Impact and Notable Achievements
Aeronautical research has produced a long series of transformative milestones. The jet age emerged from advances in propulsion and aerodynamics that allowed high-speed flight and longer-range missions, with detailed investigations into thermal loads, stability, and control at speed. The use of swept-wing configurations, high-aspect-ratio structures, and advanced materials improved efficiency and performance across diverse aircraft. In flight controls, the introduction of electronic flight control systems and, later, fly-by-wire architectures enabled more precise handling, enhanced stability, and safer operation under challenging conditions.

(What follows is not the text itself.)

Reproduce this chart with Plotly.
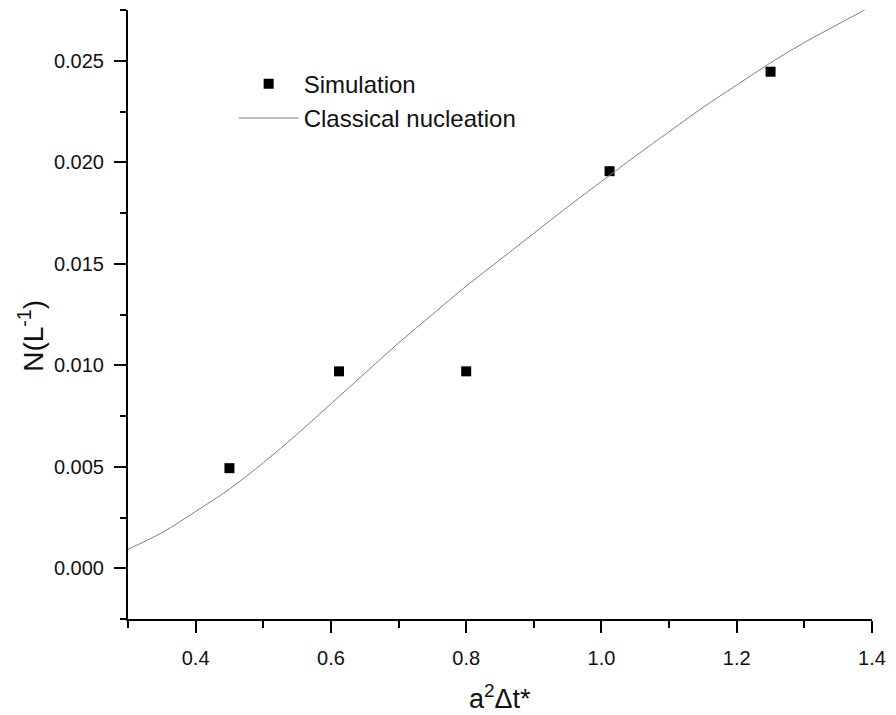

Materials science has driven lighter and stronger airframes, with composite materials becoming increasingly prevalent in airliner wings and fuselages. Modern avionics and sensor fusion support enhanced situational awareness, automated navigation, and adaptive performance management. The rise of unmanned aerial systems (UAS) and autonomy has broadened the scope of aeronautical research beyond piloted aircraft, with ongoing work in perception, decision making, and robust operation under uncertainty. Core achievements in aerodynamics, propulsion efficiency, flight stability, and safety systems have contributed to lower operating costs, reduced environmental impact, and expanded access to air travel and defense capabilities.

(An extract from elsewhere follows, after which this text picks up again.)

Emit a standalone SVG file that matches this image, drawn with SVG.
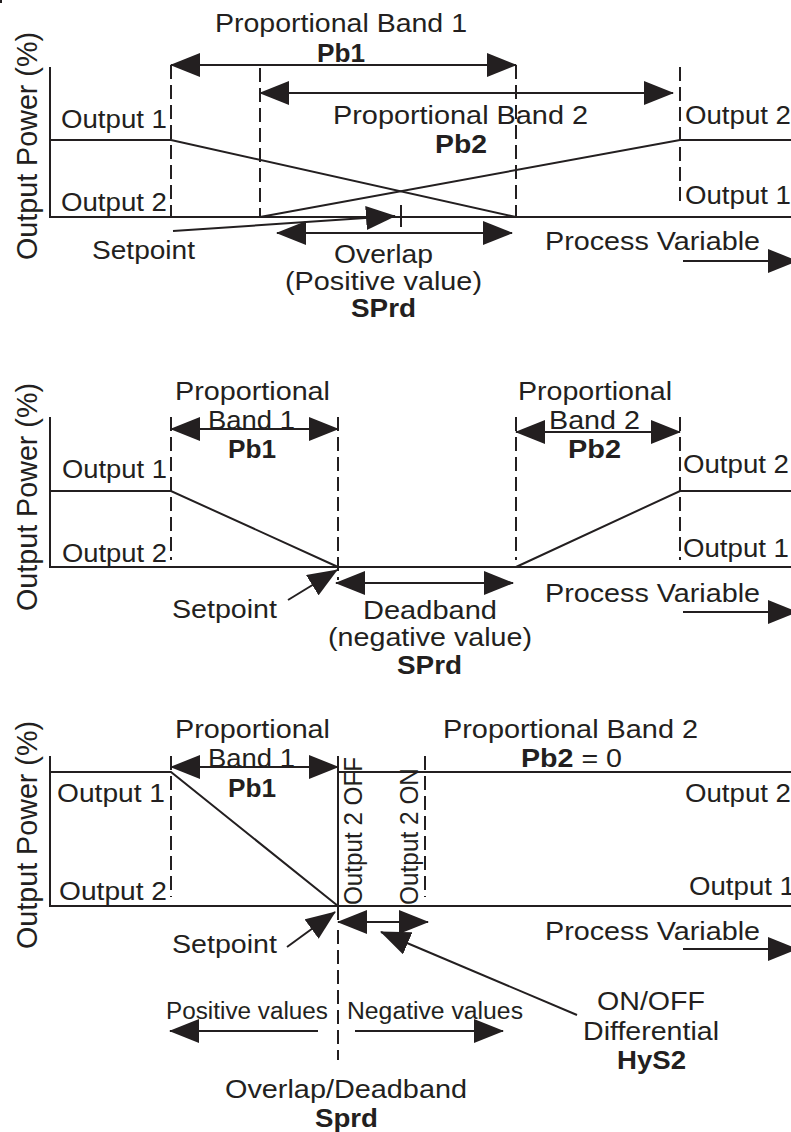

Notable topics in the field include high-fidelity wind tunnel testing, CFD-driven design optimization, flight testing programs with data analytics, and the development of better airframe integrity through fatigue and damage-tolerance research. The ongoing push toward electrified powertrains, sustainable aviation fuels, and quieter operation reflects a broad and persistent effort to align aviation with economic and environmental realities while maintaining performance and reliability.

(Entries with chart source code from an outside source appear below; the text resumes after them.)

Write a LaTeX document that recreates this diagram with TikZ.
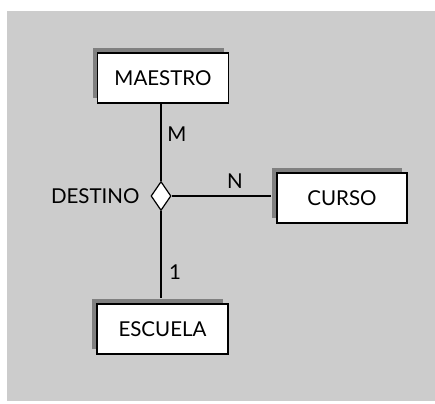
\documentclass[tikz,border=0pt]{standalone}
\usepackage{fontspec}
\setmainfont{Lato}
\usetikzlibrary{shapes.geometric,shadows,positioning}
\definecolor{fondo}{gray}{0.8}
\definecolor{sombra}{gray}{0.5}

\begin{document}
\begin{tikzpicture}[x=1pt, y=1pt, line width=1.2pt,
    font=\fontsize{20.5}{24}\selectfont,
    entidad/.style={rectangle, draw, fill=white, minimum height=50pt,
                    minimum width=131pt,
                    drop shadow={shadow xshift=-5pt, shadow yshift=5pt,
                                 fill=sombra, opacity=1}},
    relacion/.style={diamond, draw, fill=white, minimum width=20pt,
                     minimum height=29pt, inner sep=0pt},
    linea/.style={-, line width=1.2pt}]
    \fill[fondo] (7,2) rectangle (435,392);
    \useasboundingbox (0,0) rectangle (435,403);
    \node[entidad] (maestro) at (163,325) {MAESTRO};
    \node[relacion] (destino) at (161,207) {};
    \node[entidad, minimum width=130pt] (curso) at (342,205) {CURSO};
    \node[entidad] (escuela) at (162.5,74) {ESCUELA};
    \node[left=7pt of destino] (nombre) {DESTINO};
    \node (cardM) at (177,269) {M};
    \node (cardN) at (235,222) {N};
    \node (card1) at (175,131) {1};
    \draw[linea] (destino.north) -- (destino.north |- maestro.south);
    \draw[linea, shorten >=5pt] (destino.south) -- (destino.south |- escuela.north);
    \draw[linea, shorten >=5pt] (destino.east) -- (destino.east -| curso.west);
\end{tikzpicture}
\end{document}
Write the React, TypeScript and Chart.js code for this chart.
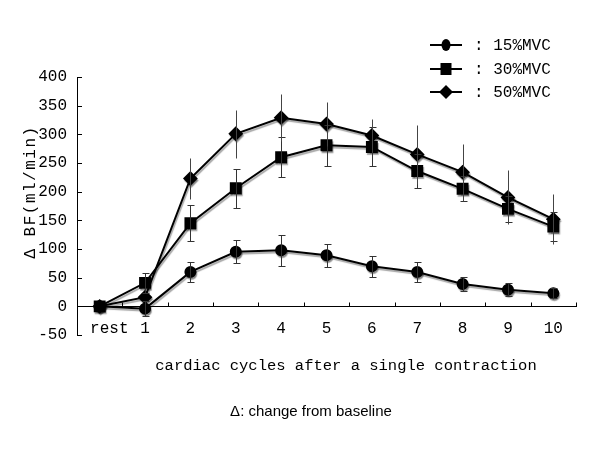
import React, { useEffect, useRef } from 'react';
import { Chart, registerables } from 'chart.js';

Chart.register(...registerables);

const categories = ['rest', '1', '2', '3', '4', '5', '6', '7', '8', '9', '10'];
const seriesLabels = ['15%MVC', '30%MVC', '50%MVC'];

const mvc15 = [0, -4, 60, 95, 98, 89, 70, 60, 39, 29, 23];
const mvc15Err = [0, 13, 17, 20, 27, 20, 18, 18, 13, 11, 9];
const mvc30 = [0, 41, 145, 206, 260, 281, 278, 236, 205, 170, 139];
const mvc30Err = [0, 17, 31, 34, 35, 36, 34, 30, 22, 23, 25];
const mvc50 = [0, 16, 223, 301, 329, 318, 298, 265, 234, 190, 152];
const mvc50Err = [0, 0, 36, 42, 41, 38, 28, 51, 50, 47, 44];

const yMin = -50;
const yMax = 400;
const yStep = 50;

const xTitle = 'cardiac cycles after a single contraction';
const yTitle = 'Δ BF(ml/min)';
const footnote = 'Δ: change from baseline';

const MONO = "'Liberation Mono', 'DejaVu Sans Mono', monospace";
const SANS = "'Liberation Sans', Arial, sans-serif";

function drawMarker(ctx: CanvasRenderingContext2D, style: string, x: number, y: number) {
  ctx.beginPath();
  if (style === 'circle') {
    ctx.ellipse(x, y, 4.5, 6, 0, 0, Math.PI * 2);
  } else if (style === 'rect') {
    ctx.rect(x - 5.5, y - 6, 11, 12);
  } else {
    ctx.moveTo(x, y - 7);
    ctx.lineTo(x + 7, y);
    ctx.lineTo(x, y + 7);
    ctx.lineTo(x - 7, y);
    ctx.closePath();
  }
  ctx.fill();
}

const decorPlugin = {
  id: 'decor',
  beforeDatasetsDraw(chart: any) {
    const ctx = chart.ctx;
    ctx.save();
    ctx.shadowColor = 'rgba(0,0,0,0.35)';
    ctx.shadowOffsetX = 1;
    ctx.shadowOffsetY = 2;
    ctx.shadowBlur = 1;
  },
  afterDatasetsDraw(chart: any) {
    const ctx = chart.ctx;
    ctx.restore();
    const xs = chart.scales.x;
    const ys = chart.scales.y;
    chart.data.datasets.forEach((ds: any) => {
      const errs = ds.errors;
      if (!errs) return;
      ctx.save();
      ctx.strokeStyle = ds.errorColor;
      ctx.lineWidth = 1;
      ds.data.forEach((v: number, i: number) => {
        const e = errs[i];
        if (!e) return;
        const x = Math.round(xs.getPixelForValue(i)) + 0.5;
        const yt = Math.round(ys.getPixelForValue(v + e)) + 0.5;
        const yb = Math.round(ys.getPixelForValue(v - e)) + 0.5;
        ctx.beginPath();
        ctx.moveTo(x, yt);
        ctx.lineTo(x, yb);
        if (ds.errorCap) {
          ctx.moveTo(x - 3, yt);
          ctx.lineTo(x + 4, yt);
          ctx.moveTo(x - 3, yb);
          ctx.lineTo(x + 4, yb);
        }
        ctx.stroke();
      });
      ctx.restore();
    });
  },
  afterDraw(chart: any) {
    const ctx = chart.ctx;
    const xs = chart.scales.x;
    const ys = chart.scales.y;
    ctx.save();
    ctx.strokeStyle = '#000';
    ctx.lineWidth = 1;
    // inward y ticks
    ctx.beginPath();
    for (let v = yMin; v <= yMax; v += yStep) {
      const y = Math.round(ys.getPixelForValue(v)) + 0.5;
      ctx.moveTo(xs.left, y);
      ctx.lineTo(xs.left + 5, y);
    }
    // upward x ticks at category boundaries
    const y0 = Math.round(ys.getPixelForValue(0)) + 0.5;
    for (let i = 1; i <= categories.length; i++) {
      const x = Math.round(xs.getPixelForValue(i - 0.5)) + 0.5;
      ctx.moveTo(x, y0);
      ctx.lineTo(x, y0 - 4);
    }
    ctx.stroke();

    // legend
    const rowY = [45, 69, 92];
    chart.data.datasets.forEach((ds: any, i: number) => {
      const y = rowY[i];
      ctx.strokeStyle = '#000';
      ctx.lineWidth = 2;
      ctx.beginPath();
      ctx.moveTo(430, y);
      ctx.lineTo(462, y);
      ctx.stroke();
      ctx.fillStyle = '#000';
      drawMarker(ctx, ds.pointStyle, 446, y);
      ctx.font = `16px ${MONO}`;
      ctx.textAlign = 'left';
      ctx.textBaseline = 'middle';
      ctx.fillText(': ' + ds.label, 474, y + 1);
    });

    // axis titles
    ctx.fillStyle = '#000';
    ctx.font = `15.5px ${MONO}`;
    ctx.textAlign = 'center';
    ctx.textBaseline = 'alphabetic';
    ctx.fillText(xTitle, 346, 370);

    ctx.save();
    ctx.translate(31, 192);
    ctx.rotate(-Math.PI / 2);
    ctx.font = `16px ${MONO}`;
    (ctx as any).letterSpacing = '1.5px';
    ctx.textBaseline = 'middle';
    ctx.fillText(yTitle, 0, 0);
    ctx.restore();

    ctx.font = `15px ${SANS}`;
    ctx.textAlign = 'center';
    ctx.textBaseline = 'alphabetic';
    ctx.fillText(footnote, 311, 416);
    ctx.restore();
  },
};

export default function App() {
  const ref = useRef<HTMLCanvasElement | null>(null);

  useEffect(() => {
    if (!ref.current) return;
    const tickFont = { family: MONO, size: 16 };
    const chart = new Chart(ref.current, {
      type: 'line',
      data: {
        labels: categories,
        datasets: [
          {
            label: seriesLabels[0],
            data: mvc15,
            errors: mvc15Err,
            errorCap: true,
            errorColor: '#333',
            borderColor: '#000',
            backgroundColor: '#000',
            pointBackgroundColor: '#000',
            pointBorderColor: '#000',
            borderWidth: 2,
            pointStyle: 'circle',
            pointRadius: 5,
            tension: 0,
          } as any,
          {
            label: seriesLabels[1],
            data: mvc30,
            errors: mvc30Err,
            errorCap: true,
            errorColor: '#333',
            borderColor: '#000',
            backgroundColor: '#000',
            pointBackgroundColor: '#000',
            pointBorderColor: '#000',
            borderWidth: 2,
            pointStyle: 'rect',
            pointRadius: 7,
            tension: 0,
          } as any,
          {
            label: seriesLabels[2],
            data: mvc50,
            errors: mvc50Err,
            errorCap: false,
            errorColor: '#444',
            borderColor: '#000',
            backgroundColor: '#000',
            pointBackgroundColor: '#000',
            pointBorderColor: '#000',
            borderWidth: 2,
            pointStyle: 'rectRot',
            pointRadius: 6,
            tension: 0,
          } as any,
        ],
      },
      options: {
        responsive: false,
        animation: false,
        devicePixelRatio: 1,
        layout: { padding: { left: 0, top: 77, right: 24, bottom: 115 } },
        plugins: {
          legend: { display: false },
          tooltip: { enabled: false },
        },
        scales: {
          x: {
            type: 'category',
            offset: true,
            position: { y: 0 } as any,
            grid: { display: false, drawTicks: false, tickLength: 0 },
            border: { display: true, color: '#000', width: 1 },
            ticks: {
              font: tickFont,
              color: '#000',
              padding: 13,
              maxRotation: 0,
              autoSkip: false,
              callback: (_v: any, i: number) => (i === 0 ? '  ' + categories[i] : categories[i]),
            },
          },
          y: {
            min: yMin,
            max: yMax,
            ticks: { stepSize: yStep, font: tickFont, color: '#000', padding: 10 },
            grid: { display: false, drawTicks: false, tickLength: 0 },
            border: { display: true, color: '#000', width: 1 },
            afterFit: (s: any) => {
              s.width = 77;
            },
          },
        },
      } as any,
      plugins: [decorPlugin],
    });
    return () => chart.destroy();
  }, []);

  return (
    <div style={{ position: 'absolute', left: 0, top: 0, width: 600, height: 450, background: '#fff' }}>
      <canvas ref={ref} width={600} height={450} />
    </div>
  );
}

Regulation and Policy Context
Regulatory frameworks shape how aeronautical research is conducted and deployed. Airworthiness standards, noise and emissions requirements, and aviation safety oversight influence the pace and direction of development. Because aviation operates within shared airspace and international markets, standards bodies and regulatory agencies coordinate to ensure that innovations can be scaled and adopted widely. The balance between encouraging innovation and maintaining rigorous safety and environmental benchmarks remains a central axis of discussion among researchers, policymakers, and industry stakeholders.
Contemporary debates in this area often revolve around funding levels for long-range research, the allocation of public resources between basic science and near-term product development, and the proper role of public institutions in a market-driven sector. Advocates emphasize that strategic research investments preserve national competitiveness, create high-skilled jobs, and address public-interest objectives such as safety and environmental stewardship. Critics sometimes worry about crowding out private investment or privileging particular technologies, underscoring the need for transparent governance, performance metrics, and accountable oversight.